As a final piece, when the mesocyclone is met by the jet stream, some six miles above the earth, the storm is able to reach its full strength. The powerful upper-level winds, in concert with the tremendous velocities of the mesocyclone, shunt the precipitation away from the throat of the storm, thereby preventing the suffocation that inevitably shortens the lives of common thunderheads. The mesocyclone and jet stream are what allow Browning’s storm vault to form.
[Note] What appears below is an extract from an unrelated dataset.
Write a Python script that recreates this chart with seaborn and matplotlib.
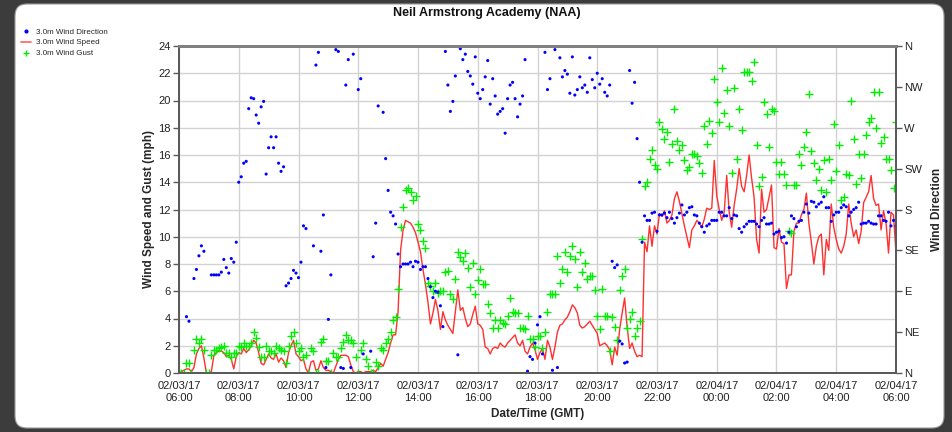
import numpy as np
import pandas as pd
import matplotlib
matplotlib.use("Agg")
import matplotlib.pyplot as plt
import matplotlib.dates as mdates
from matplotlib.lines import Line2D
from matplotlib.patches import FancyBboxPatch
from matplotlib.transforms import IdentityTransform
import seaborn as sns

nan = np.nan

# 5 minute readings, 02/03/17 06:00 -> 02/04/17 06:00 GMT (one row = one hour)
wind_speed = [
    0, 0.1, 0.2, 0.3, 0.3, 0.1, 0.4, 1.4, 1.8, 2.0, 1.1, 0.0,
    0, 0.1, 1.3, 1.5, 1.6, 1.6, 1.5, 1.2, 1.3, 1.0, 0.3, 1.2,
    1.5, 1.4, 1.8, 1.5, 1.7, 2.0, 2.4, 2.2, 1.5, 0.7, 0.6, 1.0,
    1.4, 1.1, 1.0, 1.4, 0.8, 1.1, 0.9, 0.4, 1.5, 2.0, 2.4, 1.4,
    1.2, 0.9, 1.0, 0.3, 0.0, 0.8, 0.9, 0.2, 0.3, 0.9, 0.4, 0.2,
    0.2, 0.1, 0.0, 0.5, 1.0, 1.3, 1.3, 1.3, 1.2, 0.6, 0.1, 0.0,
    0.1, 0.1, 0.0, 0.1, 0.1, 0.1, 0.2, 0.1, 0.4, 0.7, 0.5, 1.0,
    1.5, 2.2, 2.8, 2.8, 4.5, 9.0, 10.5, 11.2, 11.1, 11.0, 10.7, 10.3,
    9.6, 8.9, 7.6, 6.5, 5.2, 3.6, 4.4, 5.4, 4.6, 3.2, 4.5, 3.9,
    3.5, 3.2, 2.9, 4.5, 6.1, 4.6, 4.8, 4.0, 3.4, 3.6, 4.3, 4.9,
    3.6, 3.5, 3.2, 1.9, 1.8, 1.4, 1.8, 1.9, 1.8, 2.2, 2.0, 1.9,
    2.2, 2.4, 2.6, 2.8, 2.2, 2.0, 2.4, 1.6, 1.4, 1.9, 2.2, 1.7,
    1.0, 1.5, 1.8, 1.0, 2.4, 1.9, 1.0, 1.9, 3.0, 3.5, 3.6, 3.9,
    4.1, 4.5, 5.0, 4.8, 4.4, 3.5, 3.3, 3.4, 3.6, 3.8, 3.5, 3.2,
    2.9, 2.0, 2.1, 2.2, 2.0, 1.7, 0.6, 1.9, 1.3, 3.2, 4.4, 5.5,
    3.4, 1.8, 2.2, 1.6, 1.2, 1.3, 1.2, 9.6, 8.9, 10.8, 9.3, 10.8,
    10.2, 11.7, 11.5, 11.9, 11.0, 11.2, 11.6, 12.8, 13.3, 12.6, 11.7, 10.8,
    10.0, 9.2, 10.5, 10.8, 11.2, 11.0, 10.7, 11.3, 12.1, 12.0, 12.1, 15.6,
    13.0, 12.0, 11.2, 11.8, 14.5, 11.8, 10.7, 12.3, 13.5, 15.0, 13.7, 13.3,
    14.5, 16.0, 14.3, 12.9, 9.8, 8.8, 13.5, 11.8, 12.0, 12.9, 13.8, 9.2,
    9.1, 10.6, 9.6, 9.5, 6.2, 7.2, 7.2, 10.4, 11.0, 11.0, 11.6, 12.0,
    13.2, 11.0, 9.6, 8.0, 9.3, 10.0, 10.2, 7.2, 9.8, 9.0, 12.4, 10.7,
    9.8, 9.1, 8.8, 9.3, 10.2, 12.4, 11.0, 10.0, 10.5, 9.5, 10.4, 12.5,
    12.9, 13.3, 14.5, 12.8, 12.3, 12.4, 10.5, 11.9, 11.0, 8.8, 11.8, 11.6,
    8.8,
]

wind_gust = [
    0, 0, 0, 0.7, 0.7, 0, 1.7, 2.5, 2.2, 2.5, 1.7, 0,
    0, 1.3, 1.7, 1.7, 1.8, 1.9, 2.0, 1.5, 1.5, 1.2, 1.5, 1.5,
    2.0, 1.9, 2.2, 2.0, 2.0, 2.2, 3.0, 2.6, 1.9, 1.2, 1.2, 2.0,
    1.6, 1.6, 1.5, 2.0, 1.8, 1.7, 1.6, 0.7, 2.0, 2.7, 3.0, 2.2,
    1.6, 1.8, 1.2, 1.3, 0, 1.8, 1.6, 0, 0, 2.3, 2.5, 0.9,
    0.9, 0, 1.5, 1.2, 1.2, 1.8, 2.3, 2.8, 2.4, 2.4, 2.2, 1.2,
    0, 1.7, 2.2, 1.0, 0.5, 0, 0, 0.8, 0.5, 1.8, 1.7, 2.2,
    2.5, 3.0, 3.9, 4.1, 6.2, 10.7, 12.2, 13.4, 13.6, 13.3, 12.7, 13.0,
    10.9, 10.5, 9.7, 9.2, 6.6, 6.4, 6.0, 6.6, 5.9, 6.0, 6.0, 7.4,
    7.5, 5.8, 5.4, 6.9, 8.9, 8.5, 8.2, 8.8, 7.7, 6.3, 8.1, 5.8,
    6.8, 7.6, 6.5, 6.5, 5.1, 4.4, 3.3, 3.9, 3.3, 3.9, 3.7, 3.6,
    4.2, 5.5, 4.5, 4.4, 4.4, 3.3, 3.3, 3.2, 4.2, 2.5, 2.5, 1.9,
    2.7, 2.7, 1.8, 3.0, 4.5, 5.8, 5.8, 5.8, 8.6, 6.6, 7.6, 8.9,
    7.4, 8.6, 9.3, 8.4, 6.3, 8.9, 7.4, 8.1, 6.9, 7.1, 7.1, 6.1,
    4.2, 3.2, 6.2, 4.2, 4.2, 1.6, 4.1, 3.4, 2.4, 6.1, 7.1, 7.6,
    3.3, 4.0, 4.5, 2.7, 3.3, 3.8, 9.8, 13.7, 14.0, 15.7, 16.4, 15.3,
    15.0, 18.4, 17.9, 17.2, 17.7, 15.5, 16.8, 19.4, 17.0, 16.4, 16.7, 15.6,
    14.9, 15.1, 16.1, 16.1, 15.9, 15.4, 14.7, 18.1, 16.8, 18.5, 17.6, 21.6,
    19.9, 18.4, 22.4, 19.1, 20.8, 18.1, 14.7, 20.9, 15.7, 19.4, 17.8, 22.1,
    22.1, 22.1, 21.4, 22.8, 16.7, 13.7, 14.4, 19.9, 19.0, 16.6, 19.4, 19.2,
    15.5, 14.6, 15.5, 14.6, 13.8, 10.4, 10.3, 13.8, 13.8, 16.1, 15.3, 16.6,
    17.7, 20.5, 16.3, 15.4, 14.2, 15.0, 13.4, 15.6, 13.3, 15.7, 14.2, 18.3,
    14.8, 16.7, 12.7, 12.9, 14.6, 14.5, 20.0, 17.2, 13.9, 16.1, 14.3, 16.1,
    17.5, 18.4, 18.7, 20.6, 18.0, 20.6, 16.9, 17.3, 15.7, 15.7, 14.9, 13.6,
    18.4,
]

# degrees from north, nan = calm / no reading
wind_dir = [
    nan, nan, nan, 62, 57, nan, 104, 114, 129, 140, 134, nan,
    nan, 108, 108, 108, 108, 111, 125, 116, 110, 126, 122, 144,
    210, 216, 231, 233, 291, 303, 302, 284, 275, 293, 299, 219,
    248, 260, 248, 260, 231, 222, 227, 96, 99, 104, 113, 110,
    105, 122, 162, 159, nan, nan, 140, 339, 353, 134, 174, 6,
    59, 108, nan, 356, 354, 6, 5, 317, 345, 6, 351, nan,
    312, 324, 21, nan, nan, 24, 128, 165, 294, nan, 287, 236,
    201, 177, 173, 164, 131, 117, 120, 120, 120, 122, 117, 123,
    122, 114, 117, 117, 104, 95, 83, 90, 89, 74, 51, 354,
    317, 288, 299, 327, 20, 357, 345, 351, 332, 327, 318, 348,
    308, 302, 312, 326, 344, 296, 324, 305, 285, 288, 291, 264,
    302, 317, 320, 302, 282, 296, 305, 345, 2, 18, 15, 33,
    53, 62, 21, 353, 312, 324, 3, 356, 6, 347, 326, 333,
    329, 308, 348, 306, 312, 326, 314, 317, 309, 347, 323, 314,
    330, 318, 324, 309, 305, 317, 123, 116, 119, 35, 32, 11,
    12, 333, 297, 320, 258, 210, 144, 173, 168, 168, 176, 177,
    156, 174, 174, 176, 171, 177, 170, 165, 171, 176, 185, 174,
    177, 182, 183, 174, 173, 165, 161, 155, 162, 164, 168, 168,
    168, 177, 177, 173, 173, 182, 170, 174, 173, 159, 155, 161,
    164, 167, 167, 167, 164, 161, 168, 171, 164, 164, 165, 153,
    155, 156, 149, 150, 143, 155, 173, 170, 161, 167, 168, 177,
    186, 176, 189, 188, 183, 186, 188, 194, 182, 182, 167, 174,
    177, 177, 182, 185, 183, 173, 177, 180, 182, 188, 164, 165,
    165, 167, 165, 164, 164, 173, 173, 168, 167, 177, 162, 168,
    162,
]

compass_labels = ["N", "NE", "E", "SE", "S", "SW", "W", "NW", "N"]

times = pd.date_range("2017-02-03 06:00", "2017-02-04 06:00", freq="5min")
df = pd.DataFrame({"time": times, "speed": wind_speed,
                   "gust": wind_gust, "direction": wind_dir})

sns.set_style("white")
plt.rcParams["font.family"] = ["Liberation Sans", "DejaVu Sans"]

W, H = 953, 432
fig = plt.figure(figsize=(W / 100, H / 100), dpi=100)
fig.patch.set_facecolor("#3c3c3c")
# white rounded panel behind the chart
panel = FancyBboxPatch((15, 4), 929, 424, boxstyle="round,pad=0,rounding_size=12",
                       transform=IdentityTransform(), facecolor="white",
                       edgecolor="#9a9a9a", lw=0.8, zorder=-10)
fig.patches.append(panel)

ax = fig.add_axes([179 / W, 1 - 373 / H, 717 / W, 327 / H])
ax.set_facecolor("white")

# speed line + gust crosses on the mph axis
sns.lineplot(data=df, x="time", y="speed", ax=ax, color="#ff3030", lw=1.0)
sns.scatterplot(data=df, x="time", y="gust", ax=ax, marker="+",
                color="#00ee00", s=30, linewidth=1.0, zorder=3)

ax.set_ylim(0, 24)
ax.set_yticks(range(0, 25, 2))
ax.set_xlim(times[0], times[-1])
ax.xaxis.set_major_locator(mdates.HourLocator(byhour=range(0, 24, 2)))
ax.xaxis.set_major_formatter(mdates.DateFormatter("%m/%d/%y\n%H:%M"))
ax.grid(True, color="#d2d2d2", lw=1.0)
ax.set_axisbelow(True)

# direction dots on the compass axis
ax2 = ax.twinx()
sns.scatterplot(data=df, x="time", y="direction", ax=ax2, color="#0000ff",
                s=5, edgecolor="none")
ax2.set_ylim(0, 360)
ax2.set_yticks(range(0, 361, 45))
ax2.set_yticklabels(compass_labels)
ax2.set_xlim(times[0], times[-1])

for a in (ax, ax2):
    for side in ("left", "right", "bottom"):
        a.spines[side].set_color("#5a5a5a")
        a.spines[side].set_linewidth(1.3)
    a.spines["top"].set_color("#808080")
    a.spines["top"].set_linewidth(2.0)
    a.tick_params(direction="out", length=4, width=1, color="#5a5a5a",
                  labelsize=8, labelcolor="#222222", pad=2)

ax.set_ylabel("Wind Speed and Gust (mph)", fontsize=8.5, fontweight="bold", labelpad=2)
ax2.set_ylabel("Wind Direction", fontsize=8.5, fontweight="bold", labelpad=6)
ax.set_xlabel("Date/Time (GMT)", fontsize=8.5, fontweight="bold", labelpad=4)

fig.text(487 / W, 1 - 13 / H, "Neil Armstrong Academy (NAA)", ha="center",
         va="center", fontsize=9, fontweight="bold", color="#111111")

handles = [
    Line2D([], [], marker="o", ls="none", color="#0000ff", markersize=2),
    Line2D([], [], color="#ff6060", lw=1.2),
    Line2D([], [], marker="+", ls="none", color="#00ee00", markersize=4, mew=1),
]
labels = ["3.0m Wind Direction", "3.0m Wind Speed", "3.0m Wind Gust"]
fig.legend(handles, labels, loc="upper left", bbox_to_anchor=(21 / W, 1 - 28 / H),
           frameon=False, fontsize=5.8, handlelength=1.2, handletextpad=0.6,
           labelspacing=0.4, borderaxespad=0, borderpad=0)

fig.savefig("out.png", dpi=100, facecolor=fig.get_facecolor())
When wind shear, the cap, a powerful jet stream, and volatile quantities of atmospheric instability pile up over the Great Plains, batten down the hatches—the titan of the sky is coming. Unlike its disorganized counterpart, the isolated supercell thunderstorm can swell to immense proportions, measuring miles across. It may contain straight-line winds capable of toppling telephone poles. Its updraft, a screaming hundred-mile-per-hour vertical vent into the atmosphere, can loft and suspend rain particles. These can then freeze and weld together into grapefruit-size hailstones, plummeting to the earth at terminal velocities. And when the rotating updraft reaches all the way down to the surface, the supercell storm has the power to summon forth the most destructive phenomenon of all, the Black Wind.